Section 709.2105, Fla. Stat. sets forth the qualifications required in order to be appointed agent under a DPOA in Florida. The statute states specifically that “The agent must be a natural person who is 18 years of age or older or a financial institution that has trust powers, has a place of business in this state, and is authorized to conduct trust business in this state.”
If the designated agent under a DPOA is a natural person who is 18 years of age or older, then his or her state of residence does not matter. In other words, a nonresident individual may be appointed agent under a Florida DPOA. So, if Charles lives in Florida and wants to appoint his adult cousin, Robert, a Georgia resident, as agent, then that can be done. Even if Robert is just a friend (i.e. he’s not related to Charles by blood or marriage), he may still be appointed as agent under Charles’ DPOA so long as Robert is over age 18.
Unlike the law applicable to a natural person serving as agent, if the DPOA names a financial institution to act as agent, then the financial institution must have a place of business in Florida and must be authorized to conduct business in Florida. A financial institution might include a bank or credit union or an independent trust company. These institutions are occasionally named as agent under a DPOA. In Florida, in order to be effective, the institution must meet the requirements of having a place of business in Florida and being authorized to conduct business in Florida.
When naming an agent under a DPOA, one of the things to take under consideration is whether a nonresident will be able to carry out their duties. Can someone living in Georgia perform their duties in Florida. In most instances, with modern communication and travel, the answer is in the affirmative.

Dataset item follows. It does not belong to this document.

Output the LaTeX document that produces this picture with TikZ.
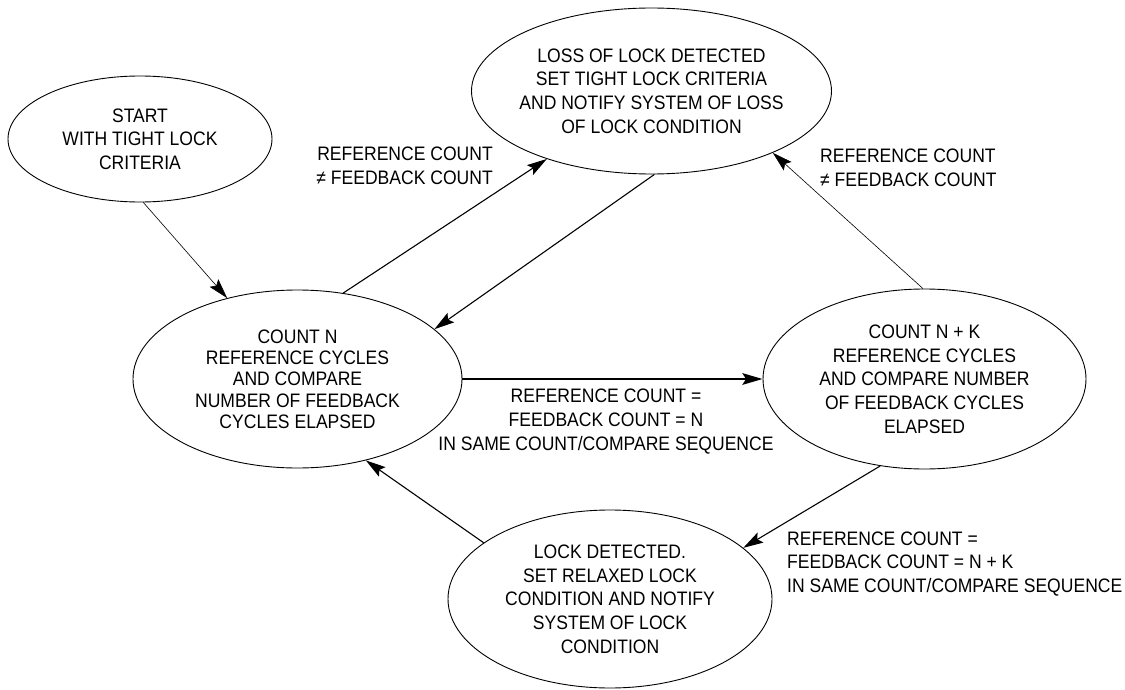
\documentclass[tikz,border=0pt]{standalone}
\usepackage{fontspec}
\setmainfont[FakeStretch=0.9]{Liberation Sans}
\usetikzlibrary{shapes.geometric,arrows.meta}
\begin{document}
\begin{tikzpicture}[x=1pt,y=-1pt,
  state/.style={ellipse,draw,line width=0.9pt,inner sep=-40pt,align=center,
    font=\fontsize{19.5}{23.7}\selectfont},
  lbl/.style={inner sep=0pt,font=\fontsize{19.5}{23.7}\selectfont},
  conn/.style={line width=1.1pt,-{Stealth[length=20pt,width=11.5pt,inset=3.5pt]}},
  thinconn/.style={conn,line width=0.6pt},
  thickconn/.style={conn,line width=2.6pt}]
\fill[white] (0,0) rectangle (1125,690);
\useasboundingbox (0,0) rectangle (1125,690);

\node[state,minimum width=264pt,minimum height=126pt] (start) at (140,139)
  {START\\WITH TIGHT LOCK\\CRITERIA};
\node[state,minimum width=360pt,minimum height=166pt] (loss) at (651.5,91)
  {LOSS OF LOCK DETECTED\\SET TIGHT LOCK CRITERIA\\AND NOTIFY SYSTEM OF LOSS\\OF LOCK CONDITION};
\node[state,minimum width=329pt,minimum height=178pt,font=\fontsize{19.5}{21.3}\selectfont] (cn) at (297.5,379)
  {COUNT N\\REFERENCE CYCLES\\AND COMPARE\\NUMBER OF FEEDBACK\\CYCLES ELAPSED};
\node[state,minimum width=323pt,minimum height=180pt] (cnk) at (924.5,379)
  {COUNT N + K\\REFERENCE CYCLES\\AND COMPARE NUMBER\\OF FEEDBACK CYCLES\\ELAPSED};
\node[state,minimum width=324pt,minimum height=178pt] (lock) at (610,599)
  {LOCK DETECTED.\\SET RELAXED LOCK\\CONDITION AND NOTIFY\\SYSTEM OF LOCK\\CONDITION};

\draw[thinconn] (start.-87) -- (cn.131);
\draw[conn] (cn.62.6) -- (loss.213.1);
\draw[conn] (loss.-88) -- (cn.20.8);
\draw[thickconn] (cn.east) -- (cnk.west);
\draw[thinconn] (cnk.91) -- (loss.-27.6);
\draw[conn] (cnk.243.2) -- (lock.21.8);
\draw[conn] (lock.156.3) -- (cn.-50);

\node[lbl,anchor=east,align=right] (lbla) at (493,165.5)
  {REFERENCE COUNT\\≠ FEEDBACK COUNT};
\node[lbl,anchor=west,align=left] (lblb) at (820,168)
  {REFERENCE COUNT\\≠ FEEDBACK COUNT};
\node[lbl,align=center] (lblc) at (606,421.5)
  {REFERENCE COUNT =\\FEEDBACK COUNT = N\\IN SAME COUNT/COMPARE SEQUENCE};
\node[lbl,anchor=west,align=left] (lbld) at (787,564)
  {REFERENCE COUNT =\\FEEDBACK COUNT = N + K\\IN SAME COUNT/COMPARE SEQUENCE};
\end{tikzpicture}
\end{document}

In our practice, geographical availability of the agent is considered but it takes a back-seat to two more important considerations. These are: (1) Do you trust the person you’re naming? and (2) Is the person capable of performing their duties? Our advice when it comes to appointing an agent is that the geographical consideration should only apply if the trust and capability issues are satisfied first. Stated another way, we’d rather you name a nonresident as agent if they are the best choice when it comes to trust and capability than to name a Florida resident when they are not the most trustworthy and capable.